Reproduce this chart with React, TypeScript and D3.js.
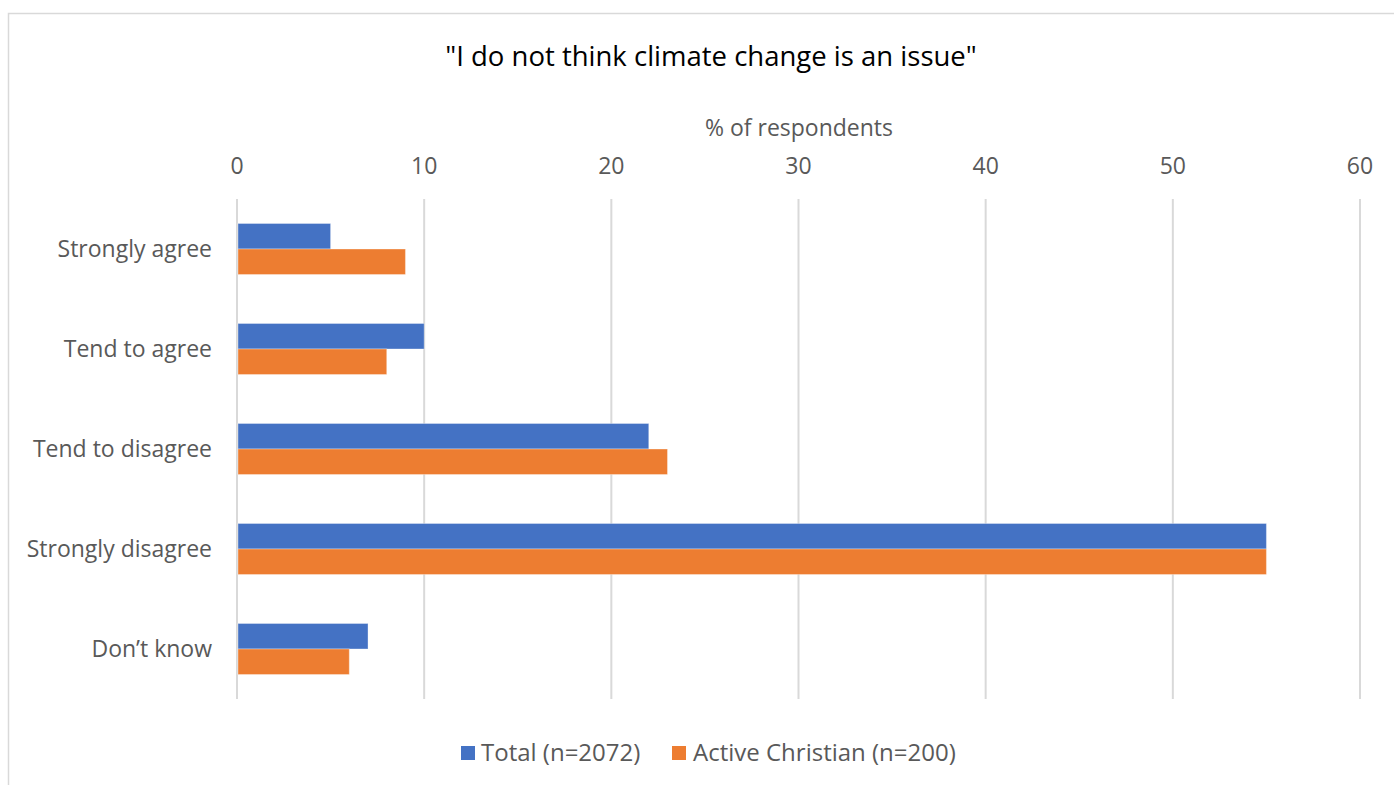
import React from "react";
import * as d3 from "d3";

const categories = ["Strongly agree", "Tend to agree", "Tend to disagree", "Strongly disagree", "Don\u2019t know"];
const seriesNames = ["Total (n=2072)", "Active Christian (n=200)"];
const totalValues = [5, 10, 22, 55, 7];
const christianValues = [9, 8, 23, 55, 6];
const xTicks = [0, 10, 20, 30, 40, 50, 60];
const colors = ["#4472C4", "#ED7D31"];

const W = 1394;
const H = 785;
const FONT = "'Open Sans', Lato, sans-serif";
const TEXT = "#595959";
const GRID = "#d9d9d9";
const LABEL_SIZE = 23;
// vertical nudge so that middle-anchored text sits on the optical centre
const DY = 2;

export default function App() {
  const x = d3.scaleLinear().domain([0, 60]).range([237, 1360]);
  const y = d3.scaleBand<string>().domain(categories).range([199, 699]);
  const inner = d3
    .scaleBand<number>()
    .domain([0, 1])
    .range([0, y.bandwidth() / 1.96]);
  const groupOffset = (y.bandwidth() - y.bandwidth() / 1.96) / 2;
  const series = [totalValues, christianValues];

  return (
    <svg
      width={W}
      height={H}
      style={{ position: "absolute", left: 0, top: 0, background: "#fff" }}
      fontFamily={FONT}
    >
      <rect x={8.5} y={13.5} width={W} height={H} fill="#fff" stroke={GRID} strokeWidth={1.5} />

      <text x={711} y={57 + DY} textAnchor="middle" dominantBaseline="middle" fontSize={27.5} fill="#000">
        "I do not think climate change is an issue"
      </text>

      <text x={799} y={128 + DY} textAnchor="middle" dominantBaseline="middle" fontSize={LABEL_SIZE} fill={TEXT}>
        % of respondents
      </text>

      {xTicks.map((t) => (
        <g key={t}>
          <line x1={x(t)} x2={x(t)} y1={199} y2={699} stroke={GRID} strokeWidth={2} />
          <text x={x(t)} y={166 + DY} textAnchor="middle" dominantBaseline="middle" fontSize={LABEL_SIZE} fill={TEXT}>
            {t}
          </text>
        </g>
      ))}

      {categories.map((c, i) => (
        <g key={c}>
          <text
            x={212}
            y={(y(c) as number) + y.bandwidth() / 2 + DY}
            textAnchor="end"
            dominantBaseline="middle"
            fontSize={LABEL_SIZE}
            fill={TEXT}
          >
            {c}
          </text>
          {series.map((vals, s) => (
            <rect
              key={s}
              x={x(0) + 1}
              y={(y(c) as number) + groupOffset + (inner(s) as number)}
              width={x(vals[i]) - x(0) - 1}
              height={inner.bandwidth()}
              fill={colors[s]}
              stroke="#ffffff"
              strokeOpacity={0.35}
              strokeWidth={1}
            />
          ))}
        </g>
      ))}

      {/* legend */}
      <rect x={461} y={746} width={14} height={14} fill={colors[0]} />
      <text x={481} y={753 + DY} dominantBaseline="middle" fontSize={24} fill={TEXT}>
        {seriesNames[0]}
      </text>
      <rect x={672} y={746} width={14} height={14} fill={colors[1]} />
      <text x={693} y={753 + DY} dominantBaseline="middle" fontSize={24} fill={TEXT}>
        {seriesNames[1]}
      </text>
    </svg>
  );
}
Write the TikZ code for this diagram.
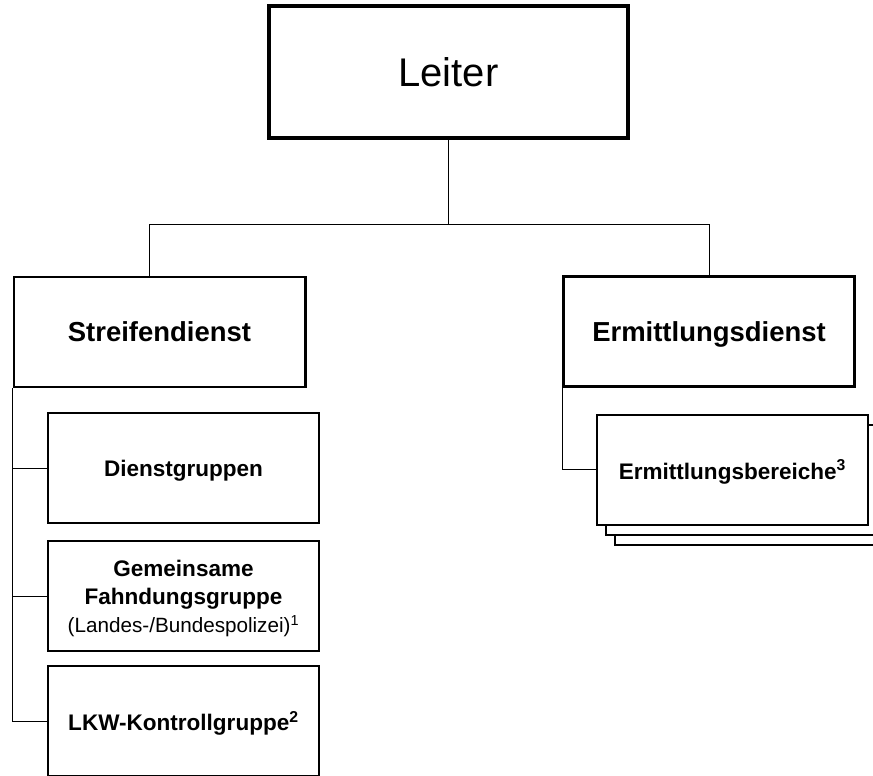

::::::::::

**Instructions for the task**: Transcribe every entry word for word, but skip the pictures.

**Result**:
Reproduce this chart with React, TypeScript and D3.js.
import React from "react";
import * as d3 from "d3";

const categories = ["Strongly agree", "Tend to agree", "Tend to disagree", "Strongly disagree", "Don\u2019t know"];
const seriesNames = ["Total (n=2072)", "Active Christian (n=200)"];
const totalValues = [5, 10, 22, 55, 7];
const christianValues = [9, 8, 23, 55, 6];
const xTicks = [0, 10, 20, 30, 40, 50, 60];
const colors = ["#4472C4", "#ED7D31"];

const W = 1394;
const H = 785;
const FONT = "'Open Sans', Lato, sans-serif";
const TEXT = "#595959";
const GRID = "#d9d9d9";
const LABEL_SIZE = 23;
// vertical nudge so that middle-anchored text sits on the optical centre
const DY = 2;

export default function App() {
  const x = d3.scaleLinear().domain([0, 60]).range([237, 1360]);
  const y = d3.scaleBand<string>().domain(categories).range([199, 699]);
  const inner = d3
    .scaleBand<number>()
    .domain([0, 1])
    .range([0, y.bandwidth() / 1.96]);
  const groupOffset = (y.bandwidth() - y.bandwidth() / 1.96) / 2;
  const series = [totalValues, christianValues];

  return (
    <svg
      width={W}
      height={H}
      style={{ position: "absolute", left: 0, top: 0, background: "#fff" }}
      fontFamily={FONT}
    >
      <rect x={8.5} y={13.5} width={W} height={H} fill="#fff" stroke={GRID} strokeWidth={1.5} />

      <text x={711} y={57 + DY} textAnchor="middle" dominantBaseline="middle" fontSize={27.5} fill="#000">
        "I do not think climate change is an issue"
      </text>

      <text x={799} y={128 + DY} textAnchor="middle" dominantBaseline="middle" fontSize={LABEL_SIZE} fill={TEXT}>
        % of respondents
      </text>

      {xTicks.map((t) => (
        <g key={t}>
          <line x1={x(t)} x2={x(t)} y1={199} y2={699} stroke={GRID} strokeWidth={2} />
          <text x={x(t)} y={166 + DY} textAnchor="middle" dominantBaseline="middle" fontSize={LABEL_SIZE} fill={TEXT}>
            {t}
          </text>
        </g>
      ))}

      {categories.map((c, i) => (
        <g key={c}>
          <text
            x={212}
            y={(y(c) as number) + y.bandwidth() / 2 + DY}
            textAnchor="end"
            dominantBaseline="middle"
            fontSize={LABEL_SIZE}
            fill={TEXT}
          >
            {c}
          </text>
          {series.map((vals, s) => (
            <rect
              key={s}
              x={x(0) + 1}
              y={(y(c) as number) + groupOffset + (inner(s) as number)}
              width={x(vals[i]) - x(0) - 1}
              height={inner.bandwidth()}
              fill={colors[s]}
              stroke="#ffffff"
              strokeOpacity={0.35}
              strokeWidth={1}
            />
          ))}
        </g>
      ))}

      {/* legend */}
      <rect x={461} y={746} width={14} height={14} fill={colors[0]} />
      <text x={481} y={753 + DY} dominantBaseline="middle" fontSize={24} fill={TEXT}>
        {seriesNames[0]}
      </text>
      <rect x={672} y={746} width={14} height={14} fill={colors[1]} />
      <text x={693} y={753 + DY} dominantBaseline="middle" fontSize={24} fill={TEXT}>
        {seriesNames[1]}
      </text>
    </svg>
  );
}
Write the TikZ code for this diagram.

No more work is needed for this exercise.